* **TO BE DONE**: Restate word for word the lines beginning at the one that contains "Write a component" and ending at the one that contains "const labelY = [165, 179, 193];"; include both and nothing else.

* **DATA LINES**:
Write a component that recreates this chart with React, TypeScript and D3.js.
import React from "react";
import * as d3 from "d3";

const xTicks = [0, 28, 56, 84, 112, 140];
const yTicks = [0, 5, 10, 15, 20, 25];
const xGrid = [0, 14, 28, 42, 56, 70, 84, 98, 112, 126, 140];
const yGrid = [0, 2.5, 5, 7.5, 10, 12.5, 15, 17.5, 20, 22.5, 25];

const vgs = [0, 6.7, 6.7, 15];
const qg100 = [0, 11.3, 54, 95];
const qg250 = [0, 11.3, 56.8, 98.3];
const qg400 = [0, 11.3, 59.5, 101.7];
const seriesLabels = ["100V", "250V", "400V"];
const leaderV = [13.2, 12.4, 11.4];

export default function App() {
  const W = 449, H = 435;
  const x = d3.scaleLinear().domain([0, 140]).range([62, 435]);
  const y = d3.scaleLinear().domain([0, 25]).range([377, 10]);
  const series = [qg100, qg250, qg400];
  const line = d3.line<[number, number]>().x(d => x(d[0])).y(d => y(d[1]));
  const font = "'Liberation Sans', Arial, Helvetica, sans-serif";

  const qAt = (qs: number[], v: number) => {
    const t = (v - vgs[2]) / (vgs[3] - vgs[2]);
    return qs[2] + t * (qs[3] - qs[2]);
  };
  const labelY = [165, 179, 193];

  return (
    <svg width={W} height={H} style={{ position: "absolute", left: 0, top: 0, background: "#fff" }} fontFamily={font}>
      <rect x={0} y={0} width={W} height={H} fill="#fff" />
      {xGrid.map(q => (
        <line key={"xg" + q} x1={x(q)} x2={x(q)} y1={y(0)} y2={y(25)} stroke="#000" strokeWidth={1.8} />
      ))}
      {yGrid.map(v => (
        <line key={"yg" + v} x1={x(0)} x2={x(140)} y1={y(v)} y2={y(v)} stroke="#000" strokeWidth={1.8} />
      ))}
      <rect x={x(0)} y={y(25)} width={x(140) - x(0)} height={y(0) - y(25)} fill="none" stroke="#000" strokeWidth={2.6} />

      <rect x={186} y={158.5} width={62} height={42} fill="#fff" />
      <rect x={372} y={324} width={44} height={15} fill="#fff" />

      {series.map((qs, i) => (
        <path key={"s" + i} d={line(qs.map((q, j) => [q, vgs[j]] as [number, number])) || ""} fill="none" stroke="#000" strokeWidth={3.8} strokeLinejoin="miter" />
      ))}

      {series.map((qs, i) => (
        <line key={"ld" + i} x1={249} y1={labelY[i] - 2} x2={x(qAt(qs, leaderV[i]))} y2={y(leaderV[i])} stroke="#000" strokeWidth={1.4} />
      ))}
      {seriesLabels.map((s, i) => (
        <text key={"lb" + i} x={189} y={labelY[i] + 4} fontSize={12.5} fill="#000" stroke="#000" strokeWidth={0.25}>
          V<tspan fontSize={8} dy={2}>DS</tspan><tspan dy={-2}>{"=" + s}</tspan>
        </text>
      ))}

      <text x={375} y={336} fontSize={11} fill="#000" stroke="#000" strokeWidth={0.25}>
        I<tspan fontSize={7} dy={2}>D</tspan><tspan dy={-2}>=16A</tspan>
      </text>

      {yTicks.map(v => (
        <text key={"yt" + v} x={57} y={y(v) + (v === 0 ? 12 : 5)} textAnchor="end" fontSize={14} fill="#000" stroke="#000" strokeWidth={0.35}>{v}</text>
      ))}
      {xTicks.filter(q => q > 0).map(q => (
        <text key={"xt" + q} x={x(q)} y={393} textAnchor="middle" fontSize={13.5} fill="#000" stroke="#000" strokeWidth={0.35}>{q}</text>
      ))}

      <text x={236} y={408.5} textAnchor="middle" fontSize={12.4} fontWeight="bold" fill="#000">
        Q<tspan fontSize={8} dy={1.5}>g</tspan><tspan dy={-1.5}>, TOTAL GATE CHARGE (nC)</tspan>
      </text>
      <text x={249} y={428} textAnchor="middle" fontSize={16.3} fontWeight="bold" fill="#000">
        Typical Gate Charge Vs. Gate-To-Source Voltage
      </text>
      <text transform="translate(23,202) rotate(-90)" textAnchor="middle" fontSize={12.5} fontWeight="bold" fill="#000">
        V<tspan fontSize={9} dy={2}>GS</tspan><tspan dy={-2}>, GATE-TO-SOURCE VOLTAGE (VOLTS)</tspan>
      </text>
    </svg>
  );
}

--

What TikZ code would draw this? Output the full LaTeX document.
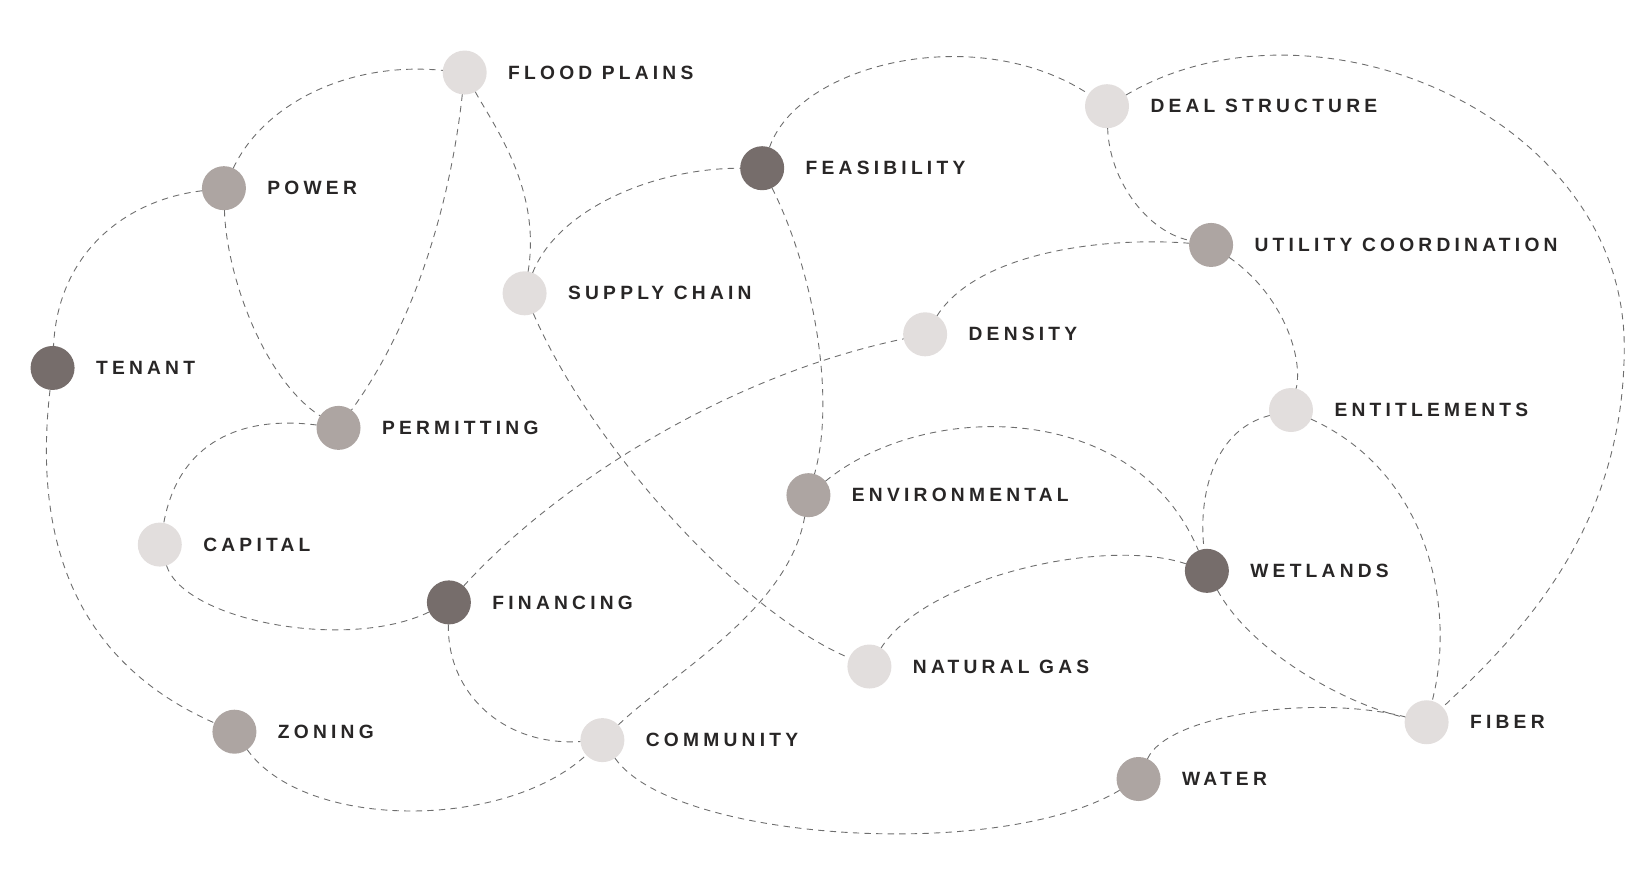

* * *

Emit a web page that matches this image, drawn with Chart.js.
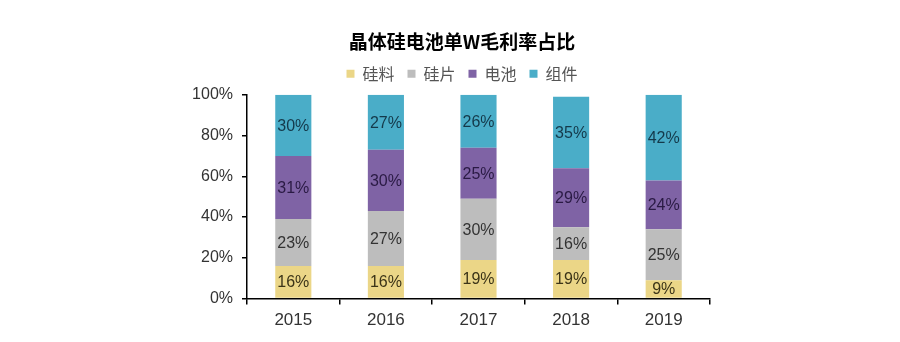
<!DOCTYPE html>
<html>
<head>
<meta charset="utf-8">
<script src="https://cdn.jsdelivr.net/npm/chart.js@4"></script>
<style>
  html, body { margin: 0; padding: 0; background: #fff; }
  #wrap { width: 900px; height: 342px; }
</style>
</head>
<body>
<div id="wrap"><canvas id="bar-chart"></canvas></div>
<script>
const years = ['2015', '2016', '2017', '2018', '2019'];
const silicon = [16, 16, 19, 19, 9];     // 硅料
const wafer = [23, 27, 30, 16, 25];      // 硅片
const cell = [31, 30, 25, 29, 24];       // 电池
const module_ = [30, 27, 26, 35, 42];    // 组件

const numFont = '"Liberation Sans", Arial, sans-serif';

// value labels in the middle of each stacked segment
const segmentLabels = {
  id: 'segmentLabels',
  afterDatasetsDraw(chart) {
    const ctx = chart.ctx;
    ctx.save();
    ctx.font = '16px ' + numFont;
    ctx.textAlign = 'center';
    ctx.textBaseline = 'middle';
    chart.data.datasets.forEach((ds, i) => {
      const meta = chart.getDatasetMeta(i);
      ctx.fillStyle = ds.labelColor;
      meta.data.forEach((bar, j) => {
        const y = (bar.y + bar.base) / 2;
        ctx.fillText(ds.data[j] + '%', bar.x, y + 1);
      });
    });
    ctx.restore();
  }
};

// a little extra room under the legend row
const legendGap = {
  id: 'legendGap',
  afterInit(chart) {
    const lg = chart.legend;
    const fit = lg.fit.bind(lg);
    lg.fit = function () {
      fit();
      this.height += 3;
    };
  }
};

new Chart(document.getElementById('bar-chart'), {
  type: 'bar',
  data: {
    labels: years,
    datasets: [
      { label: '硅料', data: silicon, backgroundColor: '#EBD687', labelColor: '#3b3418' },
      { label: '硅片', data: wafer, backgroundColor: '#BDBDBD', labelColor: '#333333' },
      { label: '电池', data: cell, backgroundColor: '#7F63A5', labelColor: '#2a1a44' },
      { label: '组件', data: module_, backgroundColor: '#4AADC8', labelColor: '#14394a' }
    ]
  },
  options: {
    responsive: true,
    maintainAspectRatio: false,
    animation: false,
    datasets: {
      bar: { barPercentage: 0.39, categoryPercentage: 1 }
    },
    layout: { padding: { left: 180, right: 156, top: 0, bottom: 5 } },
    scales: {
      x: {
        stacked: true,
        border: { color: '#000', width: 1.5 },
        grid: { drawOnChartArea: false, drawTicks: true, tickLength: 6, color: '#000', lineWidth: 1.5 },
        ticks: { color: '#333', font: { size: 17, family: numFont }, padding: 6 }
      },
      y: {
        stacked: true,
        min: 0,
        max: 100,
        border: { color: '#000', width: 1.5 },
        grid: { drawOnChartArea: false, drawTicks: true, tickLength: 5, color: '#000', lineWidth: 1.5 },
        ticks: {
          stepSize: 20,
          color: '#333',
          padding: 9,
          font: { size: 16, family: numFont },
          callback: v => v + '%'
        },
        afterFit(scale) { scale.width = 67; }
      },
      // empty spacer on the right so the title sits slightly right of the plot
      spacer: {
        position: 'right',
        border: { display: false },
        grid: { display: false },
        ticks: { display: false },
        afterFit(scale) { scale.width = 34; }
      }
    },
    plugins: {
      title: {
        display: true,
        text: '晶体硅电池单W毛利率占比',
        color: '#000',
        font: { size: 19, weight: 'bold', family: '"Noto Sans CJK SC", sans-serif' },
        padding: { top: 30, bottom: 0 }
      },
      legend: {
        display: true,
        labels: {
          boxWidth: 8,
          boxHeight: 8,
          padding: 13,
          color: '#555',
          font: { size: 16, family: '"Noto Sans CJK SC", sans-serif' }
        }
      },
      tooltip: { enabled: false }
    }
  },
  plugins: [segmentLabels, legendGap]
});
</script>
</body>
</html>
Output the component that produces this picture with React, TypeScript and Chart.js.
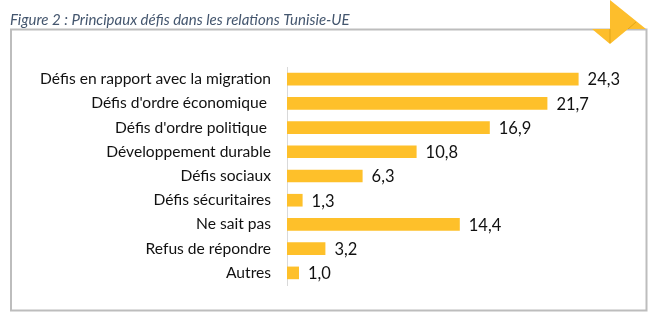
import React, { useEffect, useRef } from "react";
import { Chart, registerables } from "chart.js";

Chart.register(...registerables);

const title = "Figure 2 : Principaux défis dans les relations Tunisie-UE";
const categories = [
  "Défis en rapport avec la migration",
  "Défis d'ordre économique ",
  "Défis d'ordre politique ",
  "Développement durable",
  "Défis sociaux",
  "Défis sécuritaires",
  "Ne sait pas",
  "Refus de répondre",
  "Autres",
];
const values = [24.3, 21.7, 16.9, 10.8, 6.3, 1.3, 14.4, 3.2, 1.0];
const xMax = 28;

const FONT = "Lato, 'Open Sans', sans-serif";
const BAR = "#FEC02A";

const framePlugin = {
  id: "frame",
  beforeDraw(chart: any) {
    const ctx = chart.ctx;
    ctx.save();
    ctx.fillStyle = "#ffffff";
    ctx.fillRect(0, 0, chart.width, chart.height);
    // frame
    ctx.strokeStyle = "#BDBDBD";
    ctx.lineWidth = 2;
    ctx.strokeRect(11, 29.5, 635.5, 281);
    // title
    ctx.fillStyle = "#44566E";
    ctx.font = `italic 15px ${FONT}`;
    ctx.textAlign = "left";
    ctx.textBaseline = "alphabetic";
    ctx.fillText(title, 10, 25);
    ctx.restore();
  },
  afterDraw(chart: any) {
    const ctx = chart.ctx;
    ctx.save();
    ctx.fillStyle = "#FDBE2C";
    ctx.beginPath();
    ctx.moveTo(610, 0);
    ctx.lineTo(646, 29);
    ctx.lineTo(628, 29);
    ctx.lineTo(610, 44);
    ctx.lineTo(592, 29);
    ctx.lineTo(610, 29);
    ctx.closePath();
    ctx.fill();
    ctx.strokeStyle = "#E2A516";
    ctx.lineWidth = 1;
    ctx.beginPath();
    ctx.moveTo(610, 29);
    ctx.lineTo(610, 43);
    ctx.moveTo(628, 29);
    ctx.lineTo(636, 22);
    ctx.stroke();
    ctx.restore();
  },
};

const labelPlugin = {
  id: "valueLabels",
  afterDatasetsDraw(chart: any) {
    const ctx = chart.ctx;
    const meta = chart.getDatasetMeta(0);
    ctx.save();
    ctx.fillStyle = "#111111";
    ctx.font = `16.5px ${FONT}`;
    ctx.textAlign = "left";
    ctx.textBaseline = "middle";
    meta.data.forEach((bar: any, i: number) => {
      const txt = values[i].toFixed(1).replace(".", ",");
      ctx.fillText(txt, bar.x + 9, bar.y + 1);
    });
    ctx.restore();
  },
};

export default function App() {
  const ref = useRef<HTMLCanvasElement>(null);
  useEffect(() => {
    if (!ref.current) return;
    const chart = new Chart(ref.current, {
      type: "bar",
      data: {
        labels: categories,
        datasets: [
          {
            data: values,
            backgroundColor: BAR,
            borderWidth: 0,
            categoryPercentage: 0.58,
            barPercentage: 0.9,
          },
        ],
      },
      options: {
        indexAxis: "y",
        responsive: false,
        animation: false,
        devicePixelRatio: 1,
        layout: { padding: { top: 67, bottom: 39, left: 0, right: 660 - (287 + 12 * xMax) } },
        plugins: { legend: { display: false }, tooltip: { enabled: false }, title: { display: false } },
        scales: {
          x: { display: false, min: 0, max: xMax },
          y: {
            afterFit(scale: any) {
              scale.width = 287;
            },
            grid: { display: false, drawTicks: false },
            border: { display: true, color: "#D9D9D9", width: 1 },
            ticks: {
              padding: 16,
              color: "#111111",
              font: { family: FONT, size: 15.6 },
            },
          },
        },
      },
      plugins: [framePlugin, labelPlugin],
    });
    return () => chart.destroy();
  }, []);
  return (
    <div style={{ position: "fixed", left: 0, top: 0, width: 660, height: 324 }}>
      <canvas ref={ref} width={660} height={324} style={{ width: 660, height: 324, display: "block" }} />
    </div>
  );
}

* **EXPECTED ANSWER**:
Write a component that recreates this chart with React, TypeScript and D3.js.
import React from "react";
import * as d3 from "d3";

const xTicks = [0, 28, 56, 84, 112, 140];
const yTicks = [0, 5, 10, 15, 20, 25];
const xGrid = [0, 14, 28, 42, 56, 70, 84, 98, 112, 126, 140];
const yGrid = [0, 2.5, 5, 7.5, 10, 12.5, 15, 17.5, 20, 22.5, 25];

const vgs = [0, 6.7, 6.7, 15];
const qg100 = [0, 11.3, 54, 95];
const qg250 = [0, 11.3, 56.8, 98.3];
const qg400 = [0, 11.3, 59.5, 101.7];
const seriesLabels = ["100V", "250V", "400V"];
const leaderV = [13.2, 12.4, 11.4];

export default function App() {
  const W = 449, H = 435;
  const x = d3.scaleLinear().domain([0, 140]).range([62, 435]);
  const y = d3.scaleLinear().domain([0, 25]).range([377, 10]);
  const series = [qg100, qg250, qg400];
  const line = d3.line<[number, number]>().x(d => x(d[0])).y(d => y(d[1]));
  const font = "'Liberation Sans', Arial, Helvetica, sans-serif";

  const qAt = (qs: number[], v: number) => {
    const t = (v - vgs[2]) / (vgs[3] - vgs[2]);
    return qs[2] + t * (qs[3] - qs[2]);
  };
  const labelY = [165, 179, 193];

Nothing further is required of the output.